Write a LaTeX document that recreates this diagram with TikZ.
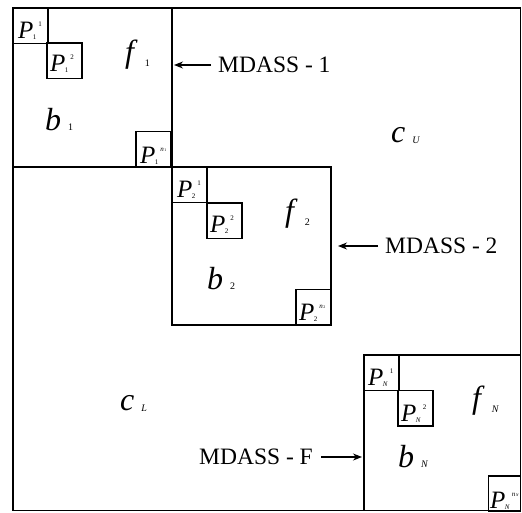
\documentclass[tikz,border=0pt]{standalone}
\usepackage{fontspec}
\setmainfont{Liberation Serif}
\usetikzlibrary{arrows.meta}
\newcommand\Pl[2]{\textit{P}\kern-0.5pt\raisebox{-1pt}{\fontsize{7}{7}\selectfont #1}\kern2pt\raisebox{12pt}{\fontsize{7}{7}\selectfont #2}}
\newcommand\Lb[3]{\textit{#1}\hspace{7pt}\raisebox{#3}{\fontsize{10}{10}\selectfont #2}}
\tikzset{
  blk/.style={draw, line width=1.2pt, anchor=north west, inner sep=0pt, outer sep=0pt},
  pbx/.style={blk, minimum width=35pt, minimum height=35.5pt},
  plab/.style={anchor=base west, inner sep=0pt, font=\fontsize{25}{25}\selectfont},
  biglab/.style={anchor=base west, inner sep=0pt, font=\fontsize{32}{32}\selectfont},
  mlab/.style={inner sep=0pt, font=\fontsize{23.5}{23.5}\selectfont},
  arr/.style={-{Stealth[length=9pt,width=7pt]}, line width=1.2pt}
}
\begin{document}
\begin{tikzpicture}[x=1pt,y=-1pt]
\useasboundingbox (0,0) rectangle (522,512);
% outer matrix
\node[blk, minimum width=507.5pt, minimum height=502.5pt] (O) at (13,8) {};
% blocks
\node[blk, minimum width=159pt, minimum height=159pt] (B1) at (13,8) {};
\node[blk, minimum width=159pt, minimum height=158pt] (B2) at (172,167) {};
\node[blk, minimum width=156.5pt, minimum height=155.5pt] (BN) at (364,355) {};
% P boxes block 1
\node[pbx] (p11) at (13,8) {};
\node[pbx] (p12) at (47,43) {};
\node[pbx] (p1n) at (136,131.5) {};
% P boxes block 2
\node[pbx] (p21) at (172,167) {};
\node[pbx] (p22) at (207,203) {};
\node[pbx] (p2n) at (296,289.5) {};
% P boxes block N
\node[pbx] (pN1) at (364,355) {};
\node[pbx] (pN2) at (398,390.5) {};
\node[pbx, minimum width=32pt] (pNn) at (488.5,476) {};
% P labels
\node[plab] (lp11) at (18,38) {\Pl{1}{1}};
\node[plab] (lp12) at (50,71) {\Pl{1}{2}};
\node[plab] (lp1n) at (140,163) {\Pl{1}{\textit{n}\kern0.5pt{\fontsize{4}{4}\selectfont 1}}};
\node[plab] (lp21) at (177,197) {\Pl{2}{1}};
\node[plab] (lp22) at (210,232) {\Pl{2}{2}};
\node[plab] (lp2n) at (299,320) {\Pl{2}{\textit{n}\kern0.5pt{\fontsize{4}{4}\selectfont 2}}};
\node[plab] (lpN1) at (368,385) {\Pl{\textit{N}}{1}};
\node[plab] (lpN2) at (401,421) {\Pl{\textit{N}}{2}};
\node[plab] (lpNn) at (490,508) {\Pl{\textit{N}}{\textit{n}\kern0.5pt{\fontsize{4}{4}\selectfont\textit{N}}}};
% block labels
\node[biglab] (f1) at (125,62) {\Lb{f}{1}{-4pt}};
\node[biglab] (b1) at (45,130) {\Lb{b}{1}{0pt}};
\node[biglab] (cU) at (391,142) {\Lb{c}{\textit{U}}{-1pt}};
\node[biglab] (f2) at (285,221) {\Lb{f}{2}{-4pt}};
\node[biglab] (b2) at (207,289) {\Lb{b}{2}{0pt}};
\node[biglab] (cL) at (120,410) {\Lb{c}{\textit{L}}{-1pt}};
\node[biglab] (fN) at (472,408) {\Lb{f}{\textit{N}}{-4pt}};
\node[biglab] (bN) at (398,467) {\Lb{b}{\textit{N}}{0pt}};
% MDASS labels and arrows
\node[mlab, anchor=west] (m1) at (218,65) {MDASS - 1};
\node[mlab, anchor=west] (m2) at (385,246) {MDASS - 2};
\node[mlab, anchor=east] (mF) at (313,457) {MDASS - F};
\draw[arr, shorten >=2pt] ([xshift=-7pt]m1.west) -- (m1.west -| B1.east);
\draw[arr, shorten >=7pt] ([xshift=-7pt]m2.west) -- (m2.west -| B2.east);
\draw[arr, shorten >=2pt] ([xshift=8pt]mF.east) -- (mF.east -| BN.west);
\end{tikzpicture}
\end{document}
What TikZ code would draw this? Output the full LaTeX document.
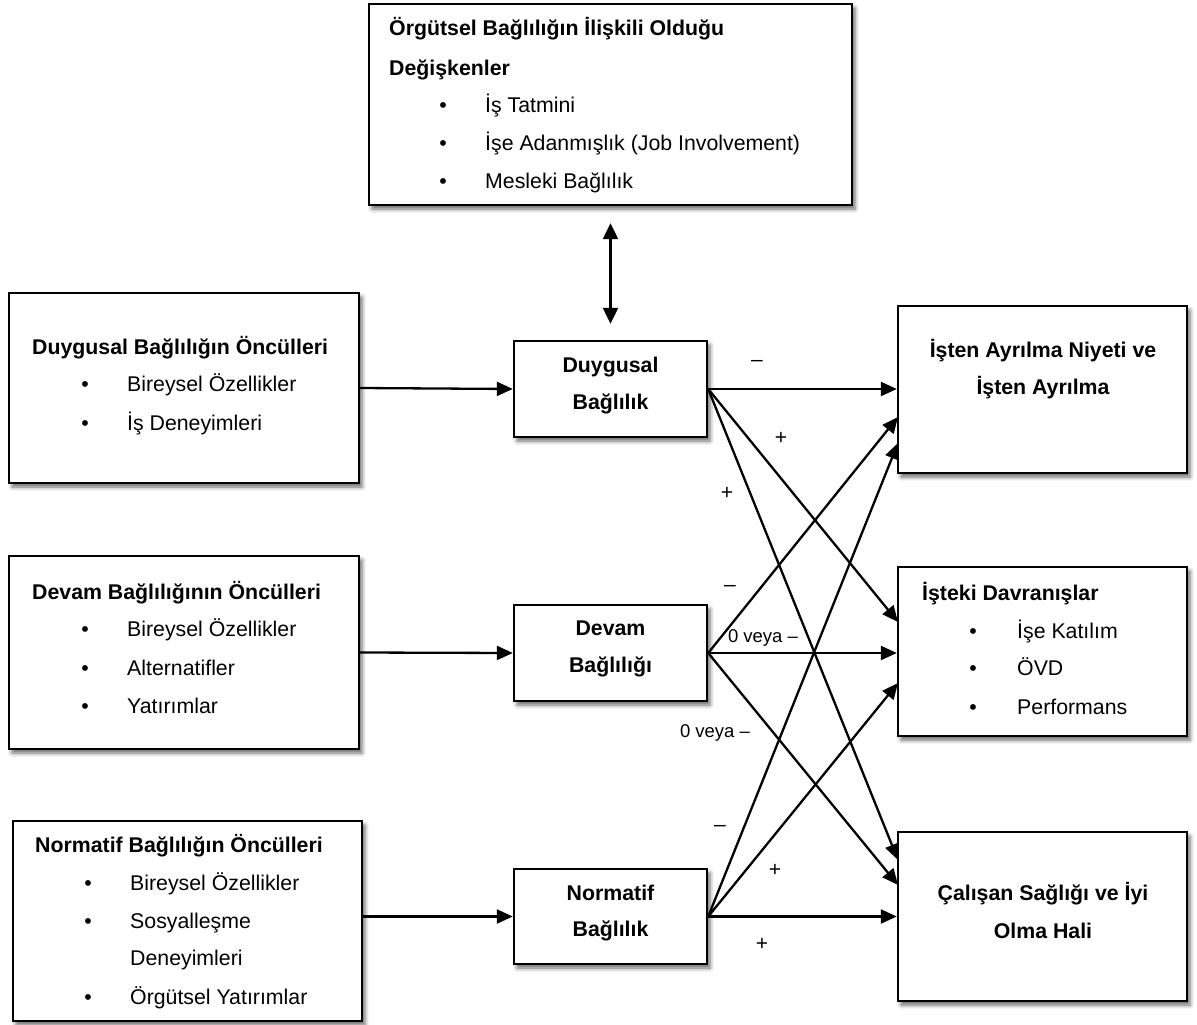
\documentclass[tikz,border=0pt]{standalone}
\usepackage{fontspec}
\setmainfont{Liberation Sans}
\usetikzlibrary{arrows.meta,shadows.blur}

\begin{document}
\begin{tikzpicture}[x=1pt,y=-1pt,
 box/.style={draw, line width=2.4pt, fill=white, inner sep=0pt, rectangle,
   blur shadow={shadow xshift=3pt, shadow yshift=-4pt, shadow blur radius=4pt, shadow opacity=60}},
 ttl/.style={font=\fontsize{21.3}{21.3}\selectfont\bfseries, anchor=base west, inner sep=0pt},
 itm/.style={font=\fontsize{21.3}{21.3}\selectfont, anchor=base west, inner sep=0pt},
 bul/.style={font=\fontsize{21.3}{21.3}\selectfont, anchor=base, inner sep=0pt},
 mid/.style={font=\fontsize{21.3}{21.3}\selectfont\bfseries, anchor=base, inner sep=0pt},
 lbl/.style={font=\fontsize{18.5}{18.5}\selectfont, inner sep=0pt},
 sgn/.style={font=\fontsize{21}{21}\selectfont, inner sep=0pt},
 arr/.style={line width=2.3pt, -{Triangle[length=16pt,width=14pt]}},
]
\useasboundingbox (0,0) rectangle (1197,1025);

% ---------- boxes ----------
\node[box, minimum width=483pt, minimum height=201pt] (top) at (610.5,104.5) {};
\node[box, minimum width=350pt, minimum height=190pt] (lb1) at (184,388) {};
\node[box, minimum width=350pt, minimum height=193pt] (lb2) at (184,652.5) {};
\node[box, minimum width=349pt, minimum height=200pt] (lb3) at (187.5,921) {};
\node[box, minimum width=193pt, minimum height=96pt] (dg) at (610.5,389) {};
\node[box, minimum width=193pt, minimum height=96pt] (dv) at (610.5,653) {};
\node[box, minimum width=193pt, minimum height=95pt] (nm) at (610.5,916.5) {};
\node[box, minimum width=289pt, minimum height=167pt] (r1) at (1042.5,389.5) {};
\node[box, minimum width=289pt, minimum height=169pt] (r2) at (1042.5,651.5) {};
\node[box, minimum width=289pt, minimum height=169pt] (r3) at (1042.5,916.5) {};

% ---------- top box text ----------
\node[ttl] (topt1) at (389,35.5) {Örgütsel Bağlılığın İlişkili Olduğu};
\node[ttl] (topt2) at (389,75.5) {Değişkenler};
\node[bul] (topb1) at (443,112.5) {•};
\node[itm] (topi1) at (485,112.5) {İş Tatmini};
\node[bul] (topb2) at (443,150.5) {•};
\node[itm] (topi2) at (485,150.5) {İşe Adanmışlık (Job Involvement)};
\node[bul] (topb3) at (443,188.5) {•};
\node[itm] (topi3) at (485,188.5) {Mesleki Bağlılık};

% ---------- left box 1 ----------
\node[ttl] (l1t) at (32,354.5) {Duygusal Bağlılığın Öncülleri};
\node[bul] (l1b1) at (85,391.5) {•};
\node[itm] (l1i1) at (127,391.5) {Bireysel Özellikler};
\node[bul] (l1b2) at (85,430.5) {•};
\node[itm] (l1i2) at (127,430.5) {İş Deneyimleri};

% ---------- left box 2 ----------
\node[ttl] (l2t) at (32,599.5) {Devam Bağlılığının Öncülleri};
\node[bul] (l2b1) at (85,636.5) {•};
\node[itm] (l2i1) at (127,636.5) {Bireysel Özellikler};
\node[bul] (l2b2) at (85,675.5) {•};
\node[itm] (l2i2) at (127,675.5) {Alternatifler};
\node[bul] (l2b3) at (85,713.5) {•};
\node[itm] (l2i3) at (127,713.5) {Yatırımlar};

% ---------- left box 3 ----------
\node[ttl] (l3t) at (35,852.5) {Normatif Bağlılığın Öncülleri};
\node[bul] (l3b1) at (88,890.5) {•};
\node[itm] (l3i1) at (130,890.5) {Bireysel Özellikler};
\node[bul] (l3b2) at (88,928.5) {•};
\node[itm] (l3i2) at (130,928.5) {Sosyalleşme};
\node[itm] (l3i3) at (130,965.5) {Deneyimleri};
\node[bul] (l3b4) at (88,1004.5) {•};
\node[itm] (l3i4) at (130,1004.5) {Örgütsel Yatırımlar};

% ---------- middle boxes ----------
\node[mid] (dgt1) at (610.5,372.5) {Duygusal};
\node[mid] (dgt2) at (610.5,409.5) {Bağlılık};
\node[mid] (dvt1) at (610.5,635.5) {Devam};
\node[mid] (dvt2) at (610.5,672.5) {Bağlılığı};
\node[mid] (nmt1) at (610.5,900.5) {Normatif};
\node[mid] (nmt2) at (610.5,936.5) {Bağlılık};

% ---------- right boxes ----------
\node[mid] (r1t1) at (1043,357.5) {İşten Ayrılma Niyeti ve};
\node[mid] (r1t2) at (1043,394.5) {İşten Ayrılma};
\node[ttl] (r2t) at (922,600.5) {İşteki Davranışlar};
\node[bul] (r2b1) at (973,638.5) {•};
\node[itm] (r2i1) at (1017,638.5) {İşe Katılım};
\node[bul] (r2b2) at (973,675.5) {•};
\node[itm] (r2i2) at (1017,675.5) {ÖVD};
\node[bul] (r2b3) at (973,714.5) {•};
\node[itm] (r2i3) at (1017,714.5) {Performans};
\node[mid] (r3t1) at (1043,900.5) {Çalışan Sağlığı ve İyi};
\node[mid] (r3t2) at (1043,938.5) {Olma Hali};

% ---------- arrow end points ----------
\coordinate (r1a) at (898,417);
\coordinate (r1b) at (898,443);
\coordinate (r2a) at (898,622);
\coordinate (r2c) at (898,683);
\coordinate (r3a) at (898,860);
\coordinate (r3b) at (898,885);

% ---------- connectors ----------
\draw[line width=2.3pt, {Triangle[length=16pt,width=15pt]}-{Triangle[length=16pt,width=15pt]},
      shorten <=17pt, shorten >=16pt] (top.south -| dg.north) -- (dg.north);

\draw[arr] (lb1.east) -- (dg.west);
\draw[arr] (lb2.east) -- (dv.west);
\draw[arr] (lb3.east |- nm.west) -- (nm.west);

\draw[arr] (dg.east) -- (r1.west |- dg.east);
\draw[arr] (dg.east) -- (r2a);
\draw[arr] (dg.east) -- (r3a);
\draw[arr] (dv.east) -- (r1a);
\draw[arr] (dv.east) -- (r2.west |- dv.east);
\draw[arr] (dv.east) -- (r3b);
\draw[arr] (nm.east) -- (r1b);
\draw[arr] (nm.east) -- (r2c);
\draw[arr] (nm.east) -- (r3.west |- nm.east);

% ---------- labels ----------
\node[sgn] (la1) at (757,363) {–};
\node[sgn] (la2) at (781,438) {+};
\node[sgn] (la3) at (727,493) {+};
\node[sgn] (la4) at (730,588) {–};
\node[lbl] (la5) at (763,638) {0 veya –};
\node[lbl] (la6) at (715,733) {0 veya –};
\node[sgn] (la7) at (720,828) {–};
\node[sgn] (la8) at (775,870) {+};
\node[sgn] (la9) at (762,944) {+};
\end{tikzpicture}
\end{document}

#####

Your instructions: Show the lines of the records that contain the word "LaTeX".

Response to this exercise:
Write a LaTeX document that recreates this diagram with TikZ.
What TikZ code would draw this? Output the full LaTeX document.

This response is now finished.